— Source material —
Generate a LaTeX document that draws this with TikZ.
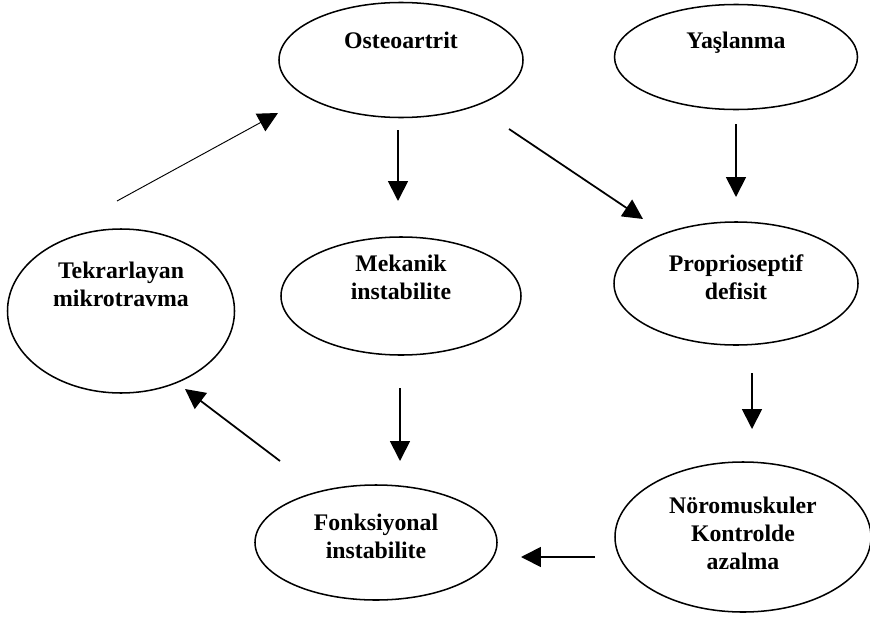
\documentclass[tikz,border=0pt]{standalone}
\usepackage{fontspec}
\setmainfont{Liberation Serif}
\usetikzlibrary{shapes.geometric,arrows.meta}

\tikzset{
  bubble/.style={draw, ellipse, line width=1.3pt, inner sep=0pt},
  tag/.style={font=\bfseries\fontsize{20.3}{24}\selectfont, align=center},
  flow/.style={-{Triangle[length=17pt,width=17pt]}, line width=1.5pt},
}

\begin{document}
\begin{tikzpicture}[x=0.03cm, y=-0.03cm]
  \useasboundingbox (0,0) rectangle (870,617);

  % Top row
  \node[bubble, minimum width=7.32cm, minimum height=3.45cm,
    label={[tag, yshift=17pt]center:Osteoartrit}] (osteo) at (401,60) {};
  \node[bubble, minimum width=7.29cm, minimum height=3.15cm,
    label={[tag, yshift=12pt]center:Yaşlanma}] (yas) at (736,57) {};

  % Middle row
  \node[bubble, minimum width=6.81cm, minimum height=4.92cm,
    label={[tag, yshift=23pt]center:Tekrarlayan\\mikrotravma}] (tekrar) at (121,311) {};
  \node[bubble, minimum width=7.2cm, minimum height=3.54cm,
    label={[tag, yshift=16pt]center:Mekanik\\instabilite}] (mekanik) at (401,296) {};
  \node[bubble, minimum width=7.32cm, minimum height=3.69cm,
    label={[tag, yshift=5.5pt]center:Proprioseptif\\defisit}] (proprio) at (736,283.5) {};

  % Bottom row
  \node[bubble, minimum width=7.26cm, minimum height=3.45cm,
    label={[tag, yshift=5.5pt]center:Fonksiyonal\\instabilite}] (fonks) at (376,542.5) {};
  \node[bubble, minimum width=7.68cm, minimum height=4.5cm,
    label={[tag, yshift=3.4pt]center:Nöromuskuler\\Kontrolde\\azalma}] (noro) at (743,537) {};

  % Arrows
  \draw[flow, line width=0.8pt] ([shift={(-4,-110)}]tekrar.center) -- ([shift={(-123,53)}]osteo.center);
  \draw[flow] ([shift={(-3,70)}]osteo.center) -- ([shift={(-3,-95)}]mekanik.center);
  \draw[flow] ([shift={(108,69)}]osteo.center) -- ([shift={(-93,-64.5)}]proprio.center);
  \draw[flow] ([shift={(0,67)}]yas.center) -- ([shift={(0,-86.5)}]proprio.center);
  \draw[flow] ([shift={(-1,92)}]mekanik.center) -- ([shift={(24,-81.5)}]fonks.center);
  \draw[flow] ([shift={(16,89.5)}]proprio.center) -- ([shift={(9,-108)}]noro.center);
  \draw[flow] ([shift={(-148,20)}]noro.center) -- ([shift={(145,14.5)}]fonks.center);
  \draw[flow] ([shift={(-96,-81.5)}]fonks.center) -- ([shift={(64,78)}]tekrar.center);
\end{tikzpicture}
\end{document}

— Short problem —
Without the pictures, write out the whole listing above exactly as it appears.

— Output of the exercise —
Generate a LaTeX document that draws this with TikZ.
\documentclass[tikz,border=0pt]{standalone}
\usepackage{fontspec}
\setmainfont{Liberation Serif}
\usetikzlibrary{shapes.geometric,arrows.meta}

\tikzset{
  bubble/.style={draw, ellipse, line width=1.3pt, inner sep=0pt},
  tag/.style={font=\bfseries\fontsize{20.3}{24}\selectfont, align=center},
  flow/.style={-{Triangle[length=17pt,width=17pt]}, line width=1.5pt},
}

\begin{document}
\begin{tikzpicture}[x=0.03cm, y=-0.03cm]
  \useasboundingbox (0,0) rectangle (870,617);

  % Top row
  \node[bubble, minimum width=7.32cm, minimum height=3.45cm,
    label={[tag, yshift=17pt]center:Osteoartrit}] (osteo) at (401,60) {};
  \node[bubble, minimum width=7.29cm, minimum height=3.15cm,
    label={[tag, yshift=12pt]center:Yaşlanma}] (yas) at (736,57) {};

  % Middle row
  \node[bubble, minimum width=6.81cm, minimum height=4.92cm,
    label={[tag, yshift=23pt]center:Tekrarlayan\\mikrotravma}] (tekrar) at (121,311) {};
  \node[bubble, minimum width=7.2cm, minimum height=3.54cm,
    label={[tag, yshift=16pt]center:Mekanik\\instabilite}] (mekanik) at (401,296) {};
  \node[bubble, minimum width=7.32cm, minimum height=3.69cm,
    label={[tag, yshift=5.5pt]center:Proprioseptif\\defisit}] (proprio) at (736,283.5) {};

  % Bottom row
  \node[bubble, minimum width=7.26cm, minimum height=3.45cm,
    label={[tag, yshift=5.5pt]center:Fonksiyonal\\instabilite}] (fonks) at (376,542.5) {};
  \node[bubble, minimum width=7.68cm, minimum height=4.5cm,
    label={[tag, yshift=3.4pt]center:Nöromuskuler\\Kontrolde\\azalma}] (noro) at (743,537) {};

  % Arrows
  \draw[flow, line width=0.8pt] ([shift={(-4,-110)}]tekrar.center) -- ([shift={(-123,53)}]osteo.center);
  \draw[flow] ([shift={(-3,70)}]osteo.center) -- ([shift={(-3,-95)}]mekanik.center);
  \draw[flow] ([shift={(108,69)}]osteo.center) -- ([shift={(-93,-64.5)}]proprio.center);
  \draw[flow] ([shift={(0,67)}]yas.center) -- ([shift={(0,-86.5)}]proprio.center);
  \draw[flow] ([shift={(-1,92)}]mekanik.center) -- ([shift={(24,-81.5)}]fonks.center);
  \draw[flow] ([shift={(16,89.5)}]proprio.center) -- ([shift={(9,-108)}]noro.center);
  \draw[flow] ([shift={(-148,20)}]noro.center) -- ([shift={(145,14.5)}]fonks.center);
  \draw[flow] ([shift={(-96,-81.5)}]fonks.center) -- ([shift={(64,78)}]tekrar.center);
\end{tikzpicture}
\end{document}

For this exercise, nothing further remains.